A bitter fight between network operators and the major retailers over who should be able to provide solar and battery storage installations to consumers promises to escalate, with major implications for the business models of the incumbent utilities and their customers.
The turf war between the networks and the retailers is all about who should gain the right to the “behind the meter” market, to deliver products to households and businesses. Origin Energy and AGL Energy have both conceded this is key to the future of their retailer models.
The networks are also keen to play in that market, seeing it as vital to their ability to extract full value from the huge grid assets they have accumulated. Many major networks have rolled out trials in solar and battery storage, saying they could deliver major savings and efficiency on grid upgrades, but they have had to get special exemptions to do so.
The retailers are keen to keep the networks out of the behind the meter market, arguing that if they were allowed to use the power of the regulatory assets then others would not compete. They are supported by many in the solar industry who fear networks will use their vast employee numbers to shut them out of the market.
The networks, however, are livid over draft regulations released last week by the Australian Energy Regulator on the ring-fencing guidelines which are supposed to define the rules by which the networks can play in the market.
“We just think that is a ludicrous position to be in,” said Spark Infrastructure CEO Rick Francis in a call with analysts on Monday. He was particularly angry about proposals that networks would have to duplicate all their services in a new company, right down to depots.
Francis said the rules would be bad news for consumers, because it would mean higher costs. “We would be strongly challenging those guidelines,” he said.
Spark Infrastructure owns 49 per cent stakes in South Australian Power Network, which provides the monopoly distribution network in that state, the CitiPower and Powercor networks in Victoria, and recently bought a 15 per cent stake in Transgrid, the NSW-based high voltage network provider.
The ring-fencing guidelines are seen by some as critical to the future of the energy market in Australia.

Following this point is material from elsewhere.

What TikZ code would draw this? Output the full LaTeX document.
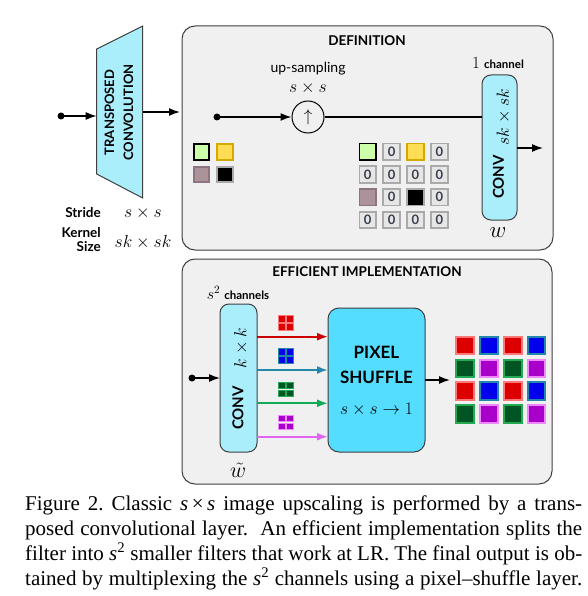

Many agree that most savings can be achieved by marrying retail operations with network capabilities, because of the savings this can deliver to both.
But in Australia, the vertical integration has occurred by marrying retailers and generators, which some argue gives a perverse outcome. Both sides of the energy industry exercise a huge amount of market power, the networks through the monopoly control of their assets, and the “gen-tailers” through their own market power, and consumers have been squeezed by both.